Write out the data below exactly as given, without any of its pictures.

BEGIN SOURCE MATERIAL

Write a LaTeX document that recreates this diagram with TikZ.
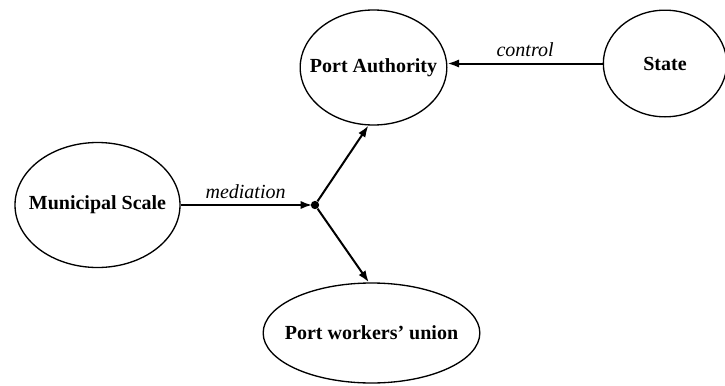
\documentclass[tikz,border=0pt]{standalone}
\usepackage{fontspec}
\setmainfont{Liberation Serif}
\usetikzlibrary{shapes.geometric, arrows.meta, positioning}

\tikzset{
  actor/.style={draw, ellipse, line width=0.8pt, inner sep=0pt, font=\fontsize{12}{14}\selectfont\bfseries},
  link/.style={line width=1.2pt, -{Latex[length=7pt,width=5pt]}},
  lbl/.style={font=\fontsize{12}{14}\selectfont\itshape, above}
}

\begin{document}
\begin{tikzpicture}[x=0.6pt, y=-0.6pt]
        \useasboundingbox (0,0) rectangle (725,385);
        % Actors
        \node[actor, minimum width=88pt, minimum height=69pt] (pa) at (373.5,67.5) {\makebox[0pt]{Port Authority}};
        \node[actor, minimum width=74pt, minimum height=64pt] (st) at (665,63.5) {\makebox[0pt]{State}};
        \node[actor, minimum width=99pt, minimum height=75pt] (mun) at (97.5,205) {\makebox[0pt]{Municipal Scale}};
        \node[actor, minimum width=130pt, minimum height=60pt] (un) at (371.5,333) {\makebox[0pt]{Port workers’ union}};
        % Branch point
        \node[circle, fill, inner sep=0pt, minimum size=5pt] (hub) at (315,205) {};
        % Relations
        \draw[link] (st.west) -- node[lbl] {control} (pa.east |- st.west);
        \draw[link, shorten >=-1pt] (mun.east) -- node[lbl] {mediation} (hub.west);
        \draw[link] (hub) -- (pa.-95);
        \draw[link] (hub) -- (un.93);
\end{tikzpicture}
\end{document}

END SOURCE MATERIAL

▸ **ANSWER TO THE TASK**
Write a LaTeX document that recreates this diagram with TikZ.
\documentclass[tikz,border=0pt]{standalone}
\usepackage{fontspec}
\setmainfont{Liberation Serif}
\usetikzlibrary{shapes.geometric, arrows.meta, positioning}

\tikzset{
  actor/.style={draw, ellipse, line width=0.8pt, inner sep=0pt, font=\fontsize{12}{14}\selectfont\bfseries},
  link/.style={line width=1.2pt, -{Latex[length=7pt,width=5pt]}},
  lbl/.style={font=\fontsize{12}{14}\selectfont\itshape, above}
}

\begin{document}
\begin{tikzpicture}[x=0.6pt, y=-0.6pt]
        \useasboundingbox (0,0) rectangle (725,385);
        % Actors
        \node[actor, minimum width=88pt, minimum height=69pt] (pa) at (373.5,67.5) {\makebox[0pt]{Port Authority}};
        \node[actor, minimum width=74pt, minimum height=64pt] (st) at (665,63.5) {\makebox[0pt]{State}};
        \node[actor, minimum width=99pt, minimum height=75pt] (mun) at (97.5,205) {\makebox[0pt]{Municipal Scale}};
        \node[actor, minimum width=130pt, minimum height=60pt] (un) at (371.5,333) {\makebox[0pt]{Port workers’ union}};
        % Branch point
        \node[circle, fill, inner sep=0pt, minimum size=5pt] (hub) at (315,205) {};
        % Relations
        \draw[link] (st.west) -- node[lbl] {control} (pa.east |- st.west);
        \draw[link, shorten >=-1pt] (mun.east) -- node[lbl] {mediation} (hub.west);
        \draw[link] (hub) -- (pa.-95);
        \draw[link] (hub) -- (un.93);
\end{tikzpicture}
\end{document}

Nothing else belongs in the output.